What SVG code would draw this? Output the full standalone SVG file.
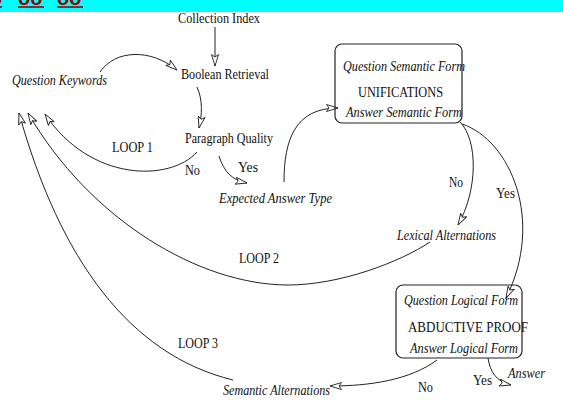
<svg xmlns="http://www.w3.org/2000/svg" width="563" height="410" viewBox="0 0 563 410">
<defs>
<style>
.t{font-family:"Liberation Serif","DejaVu Serif",serif;font-size:14px;fill:#111}
.i{font-style:italic}
.c{fill:none;stroke:#222;stroke-width:1}
.box{fill:none;stroke:#222;stroke-width:1.2}
.hdr{font-family:"Liberation Sans",Arial,sans-serif;font-size:20px;font-weight:bold;fill:#990000}
</style>
<marker id="ah" viewBox="0 0 12 8" refX="12" refY="4" markerWidth="12" markerHeight="8" markerUnits="userSpaceOnUse" orient="auto">
<path d="M0.5,0.5 L12,4 L0.5,7.5 L3,4 z" fill="#fff" stroke="#222" stroke-width="0.9"/>
</marker>
</defs>
<rect width="563" height="410" fill="#fff"/>
<g id="header">
<rect x="0" y="0" width="563" height="12" fill="#00FFFF"/>
<text class="hdr" x="-10" y="5">o</text>
<text class="hdr" x="18" y="5">oo</text>
<text class="hdr" x="57" y="5">oo</text>
<g stroke="#990000" stroke-width="1.6">
<line x1="0" y1="7" x2="2" y2="7"/>
<line x1="18" y1="7" x2="44" y2="7"/>
<line x1="57" y1="7" x2="83" y2="7"/>
</g>
</g>
<g id="connectors">
<path class="c" d="M215,27 L215,66" marker-end="url(#ah)"/>
<path class="c" d="M100,72 C115,50 150,48 177,70" marker-end="url(#ah)"/>
<path class="c" d="M197,87 C203,100 202,115 199,128" marker-end="url(#ah)"/>
<path class="c" d="M197,152 C170,182 90,182 45,114" marker-end="url(#ah)"/>
<path class="c" d="M219,156 C224,172 232,180 247,183" marker-end="url(#ah)"/>
<path class="c" d="M284,182 C284,140 295,108 338,108" marker-end="url(#ah)"/>
<path class="c" d="M460,122 C478,140 478,190 458,225" marker-end="url(#ah)"/>
<path class="c" d="M462,124 C510,140 545,220 506,298" marker-end="url(#ah)"/>
<path class="c" d="M430,242 C400,262 340,285 288,285 C200,285 90,220 28,113" marker-end="url(#ah)"/>
<path class="c" d="M233,380 C130,355 60,260 19,113" marker-end="url(#ah)"/>
<path class="c" d="M437,360 C410,380 370,386 330,386" marker-end="url(#ah)"/>
<path class="c" d="M488,358 C490,372 497,382 511,385" marker-end="url(#ah)"/>
</g>
<g id="labels">
<text class="t" x="112" y="152" textLength="41" lengthAdjust="spacingAndGlyphs">LOOP 1</text>
<text class="t" x="185" y="175" textLength="15" lengthAdjust="spacingAndGlyphs">No</text>
<text class="t" x="238" y="172" textLength="20" lengthAdjust="spacingAndGlyphs">Yes</text>
<text class="t" x="449" y="187" textLength="14" lengthAdjust="spacingAndGlyphs">No</text>
<text class="t" x="496" y="198" textLength="19" lengthAdjust="spacingAndGlyphs">Yes</text>
<text class="t" x="239" y="263" textLength="40" lengthAdjust="spacingAndGlyphs">LOOP 2</text>
<text class="t" x="178" y="348" textLength="40" lengthAdjust="spacingAndGlyphs">LOOP 3</text>
<text class="t" x="418" y="392" textLength="15" lengthAdjust="spacingAndGlyphs">No</text>
<text class="t" x="473" y="385" textLength="19" lengthAdjust="spacingAndGlyphs">Yes</text>
</g>
<g id="collection-index">
<text class="t" x="178" y="23" textLength="82" lengthAdjust="spacingAndGlyphs">Collection Index</text>
</g>
<g id="question-keywords">
<text class="t i" x="12" y="85" textLength="95" lengthAdjust="spacingAndGlyphs">Question Keywords</text>
</g>
<g id="boolean-retrieval">
<text class="t" x="181" y="79" textLength="88" lengthAdjust="spacingAndGlyphs">Boolean Retrieval</text>
</g>
<g id="paragraph-quality">
<text class="t" x="185" y="143" textLength="88" lengthAdjust="spacingAndGlyphs">Paragraph Quality</text>
</g>
<g id="expected-answer-type">
<text class="t i" x="219" y="203" textLength="113" lengthAdjust="spacingAndGlyphs">Expected Answer Type</text>
</g>
<g id="unifications">
<rect class="box" x="335" y="44" width="127" height="79" rx="7"/>
<text class="t i" x="343" y="71" textLength="122" lengthAdjust="spacingAndGlyphs">Question Semantic Form</text>
<text class="t" x="358" y="97" textLength="85" lengthAdjust="spacingAndGlyphs">UNIFICATIONS</text>
<text class="t i" x="346" y="117" textLength="116" lengthAdjust="spacingAndGlyphs">Answer Semantic Form</text>
</g>
<g id="lexical-alternations">
<text class="t i" x="397" y="240" textLength="99" lengthAdjust="spacingAndGlyphs">Lexical Alternations</text>
</g>
<g id="abductive-proof">
<rect class="box" x="396" y="285" width="126" height="73" rx="7"/>
<text class="t i" x="404" y="305" textLength="114" lengthAdjust="spacingAndGlyphs">Question Logical Form</text>
<text class="t" x="408" y="332" textLength="120" lengthAdjust="spacingAndGlyphs">ABDUCTIVE  PROOF</text>
<text class="t i" x="410" y="353" textLength="108" lengthAdjust="spacingAndGlyphs">Answer Logical Form</text>
</g>
<g id="semantic-alternations">
<text class="t i" x="223" y="395" textLength="107" lengthAdjust="spacingAndGlyphs">Semantic Alternations</text>
</g>
<g id="answer">
<text class="t i" x="508" y="378" textLength="37" lengthAdjust="spacingAndGlyphs">Answer</text>
</g>
</svg>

* [YOUR TASK] Reproduce all of the data exactly; the pictures do not belong in the copy.

* [CORRECT OUTPUT]
What SVG code would draw this? Output the full standalone SVG file.
<svg xmlns="http://www.w3.org/2000/svg" width="563" height="410" viewBox="0 0 563 410">
<defs>
<style>
.t{font-family:"Liberation Serif","DejaVu Serif",serif;font-size:14px;fill:#111}
.i{font-style:italic}
.c{fill:none;stroke:#222;stroke-width:1}
.box{fill:none;stroke:#222;stroke-width:1.2}
.hdr{font-family:"Liberation Sans",Arial,sans-serif;font-size:20px;font-weight:bold;fill:#990000}
</style>
<marker id="ah" viewBox="0 0 12 8" refX="12" refY="4" markerWidth="12" markerHeight="8" markerUnits="userSpaceOnUse" orient="auto">
<path d="M0.5,0.5 L12,4 L0.5,7.5 L3,4 z" fill="#fff" stroke="#222" stroke-width="0.9"/>
</marker>
</defs>
<rect width="563" height="410" fill="#fff"/>
<g id="header">
<rect x="0" y="0" width="563" height="12" fill="#00FFFF"/>
<text class="hdr" x="-10" y="5">o</text>
<text class="hdr" x="18" y="5">oo</text>
<text class="hdr" x="57" y="5">oo</text>
<g stroke="#990000" stroke-width="1.6">
<line x1="0" y1="7" x2="2" y2="7"/>
<line x1="18" y1="7" x2="44" y2="7"/>
<line x1="57" y1="7" x2="83" y2="7"/>
</g>
</g>
<g id="connectors">
<path class="c" d="M215,27 L215,66" marker-end="url(#ah)"/>
<path class="c" d="M100,72 C115,50 150,48 177,70" marker-end="url(#ah)"/>
<path class="c" d="M197,87 C203,100 202,115 199,128" marker-end="url(#ah)"/>
<path class="c" d="M197,152 C170,182 90,182 45,114" marker-end="url(#ah)"/>
<path class="c" d="M219,156 C224,172 232,180 247,183" marker-end="url(#ah)"/>
<path class="c" d="M284,182 C284,140 295,108 338,108" marker-end="url(#ah)"/>
<path class="c" d="M460,122 C478,140 478,190 458,225" marker-end="url(#ah)"/>
<path class="c" d="M462,124 C510,140 545,220 506,298" marker-end="url(#ah)"/>
<path class="c" d="M430,242 C400,262 340,285 288,285 C200,285 90,220 28,113" marker-end="url(#ah)"/>
<path class="c" d="M233,380 C130,355 60,260 19,113" marker-end="url(#ah)"/>
<path class="c" d="M437,360 C410,380 370,386 330,386" marker-end="url(#ah)"/>
<path class="c" d="M488,358 C490,372 497,382 511,385" marker-end="url(#ah)"/>
</g>
<g id="labels">
<text class="t" x="112" y="152" textLength="41" lengthAdjust="spacingAndGlyphs">LOOP 1</text>
<text class="t" x="185" y="175" textLength="15" lengthAdjust="spacingAndGlyphs">No</text>
<text class="t" x="238" y="172" textLength="20" lengthAdjust="spacingAndGlyphs">Yes</text>
<text class="t" x="449" y="187" textLength="14" lengthAdjust="spacingAndGlyphs">No</text>
<text class="t" x="496" y="198" textLength="19" lengthAdjust="spacingAndGlyphs">Yes</text>
<text class="t" x="239" y="263" textLength="40" lengthAdjust="spacingAndGlyphs">LOOP 2</text>
<text class="t" x="178" y="348" textLength="40" lengthAdjust="spacingAndGlyphs">LOOP 3</text>
<text class="t" x="418" y="392" textLength="15" lengthAdjust="spacingAndGlyphs">No</text>
<text class="t" x="473" y="385" textLength="19" lengthAdjust="spacingAndGlyphs">Yes</text>
</g>
<g id="collection-index">
<text class="t" x="178" y="23" textLength="82" lengthAdjust="spacingAndGlyphs">Collection Index</text>
</g>
<g id="question-keywords">
<text class="t i" x="12" y="85" textLength="95" lengthAdjust="spacingAndGlyphs">Question Keywords</text>
</g>
<g id="boolean-retrieval">
<text class="t" x="181" y="79" textLength="88" lengthAdjust="spacingAndGlyphs">Boolean Retrieval</text>
</g>
<g id="paragraph-quality">
<text class="t" x="185" y="143" textLength="88" lengthAdjust="spacingAndGlyphs">Paragraph Quality</text>
</g>
<g id="expected-answer-type">
<text class="t i" x="219" y="203" textLength="113" lengthAdjust="spacingAndGlyphs">Expected Answer Type</text>
</g>
<g id="unifications">
<rect class="box" x="335" y="44" width="127" height="79" rx="7"/>
<text class="t i" x="343" y="71" textLength="122" lengthAdjust="spacingAndGlyphs">Question Semantic Form</text>
<text class="t" x="358" y="97" textLength="85" lengthAdjust="spacingAndGlyphs">UNIFICATIONS</text>
<text class="t i" x="346" y="117" textLength="116" lengthAdjust="spacingAndGlyphs">Answer Semantic Form</text>
</g>
<g id="lexical-alternations">
<text class="t i" x="397" y="240" textLength="99" lengthAdjust="spacingAndGlyphs">Lexical Alternations</text>
</g>
<g id="abductive-proof">
<rect class="box" x="396" y="285" width="126" height="73" rx="7"/>
<text class="t i" x="404" y="305" textLength="114" lengthAdjust="spacingAndGlyphs">Question Logical Form</text>
<text class="t" x="408" y="332" textLength="120" lengthAdjust="spacingAndGlyphs">ABDUCTIVE  PROOF</text>
<text class="t i" x="410" y="353" textLength="108" lengthAdjust="spacingAndGlyphs">Answer Logical Form</text>
</g>
<g id="semantic-alternations">
<text class="t i" x="223" y="395" textLength="107" lengthAdjust="spacingAndGlyphs">Semantic Alternations</text>
</g>
<g id="answer">
<text class="t i" x="508" y="378" textLength="37" lengthAdjust="spacingAndGlyphs">Answer</text>
</g>
</svg>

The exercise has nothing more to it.